God be thanked I have often shot over the target but seldom beside it.

In earlier times I often got amorally indignant. But morality gets the upper hand here, there and everywhere and one gives it up.

A paradox comes into being when knowledge that's ripe before its time collides with the idiocy of the times.

Antitheses seem to be no more than mere mechanical inversions. Yet what a wealth of experience, suffering and knowledge one has to acquire before one may turn a word on its head!

It is almost ten years since I did any waking up to myself. The last time I woke up I founded a magazine in which to go to war against people.

My public and I understand one another very well: it doesn’t hear what say and I don’t say what it'd like to hear.

The masses don’t understand the German language; and I can’t tell it to them in journalese.

You get so little recognition, it's enough to drive you megalo-manic!

I can proudly say that I’ve spent days and nights reading nothing, and that I use every free minute, iron of will, gradually acquiring an encyclopaedic lack of education.

How much material I’d have if there weren’t any events!

He who wants to do no business with the world should let it be known that he intends to reduce his stock of acquaintances and to clear out his experiences at something less than their purchase price.

I've developed over the years into a hectic pursuer of social disadvantages. I keep on the trail of every chance to get rid of an acquaintance or lose an influential connection. Maybe one day I'll pull off one of the top jobs after all!

I was rarely loved, but always hated.

Hold your passions in check but guard against giving reason free reign.

Vanity is the indispensable guardian of a godly gift. It is nonsense to demand that a woman should relinquish her beauty or a man his intellect so as not to rub poverty up the wrong way. And it is foolish to claim that something valuable shouldn't draw attention to itself so as not to betray the worthlessness of another. Someone who accuses me of vanity puts himself under suspicion of envy – which is not as pretty a trait by a long shot. Someone who dares deny me my vanity however puts me under suspicion of impoverishment.

The sensuality of women needs as little of a tangible pretext as the artistic genius of men. The more unlikely the trigger, the more lavishly it unfolds itself. Spirit is bound to no class prejudice and lust is a perspective on life.

When we cast off an error, superficial characters continue to accuse us of the error and meticulous ones of inconsistency.

Wise men relent, but only those who got wise through suffering.

The faker doesn’t believe in anything genuine. And if he were to believe he still couldn’t comprehend how anyone can be genuine in an age when nobody has any real need to be genuine.

Look, that’s still not the right sort of loneliness in which to busy yourself with yourself.

The only part of an ideal which ought to be attainable is called martyrdom.

What will torture you are lost possibilities. To be certain something is impossible is already to have gained.

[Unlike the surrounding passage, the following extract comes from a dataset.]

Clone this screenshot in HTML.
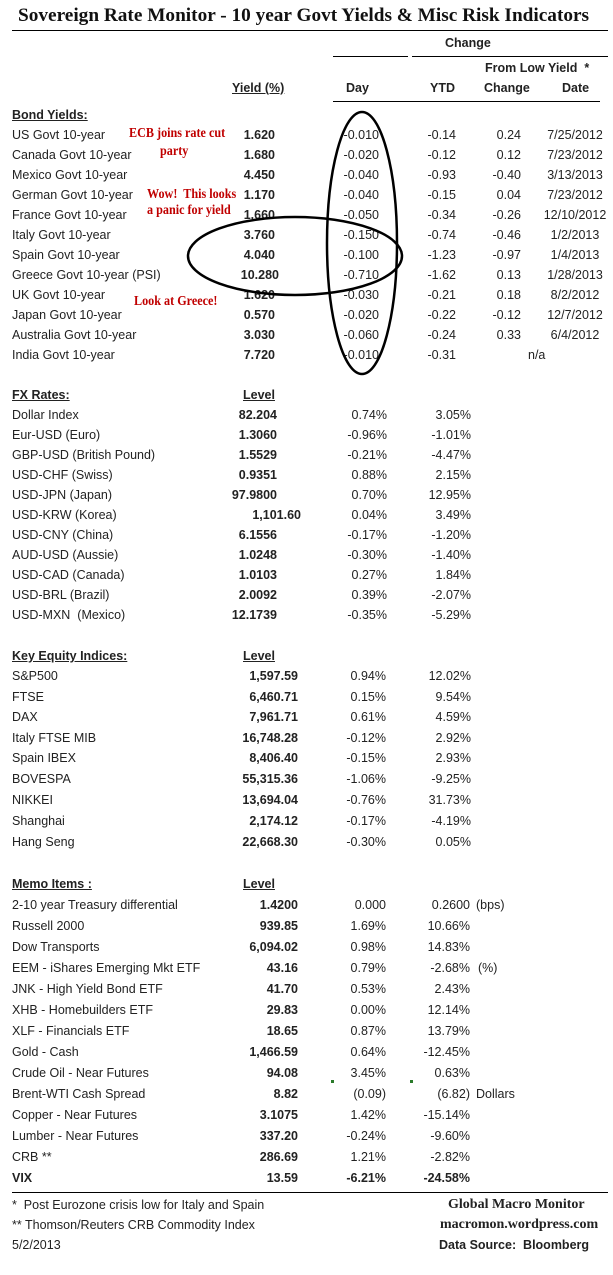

Nationalism – that love which binds me to the numbskulls of my nation, to those who offend my ways and desecrate my language.

It’s not true illumination if the faculty of understanding can't make a will-o’-the-wisp of it.

The philosopher thinks his way into daily life from eternity, the poet into eternity from daily life.

In a well-ordered intellectual household some thorough tidying up needs doing on the threshold of consciousness a few times a year.

If you want a clear-cut estimate of your friends, consult your dreams.

We often have to reflect to discover what we're happy about. But we always know what saddens us.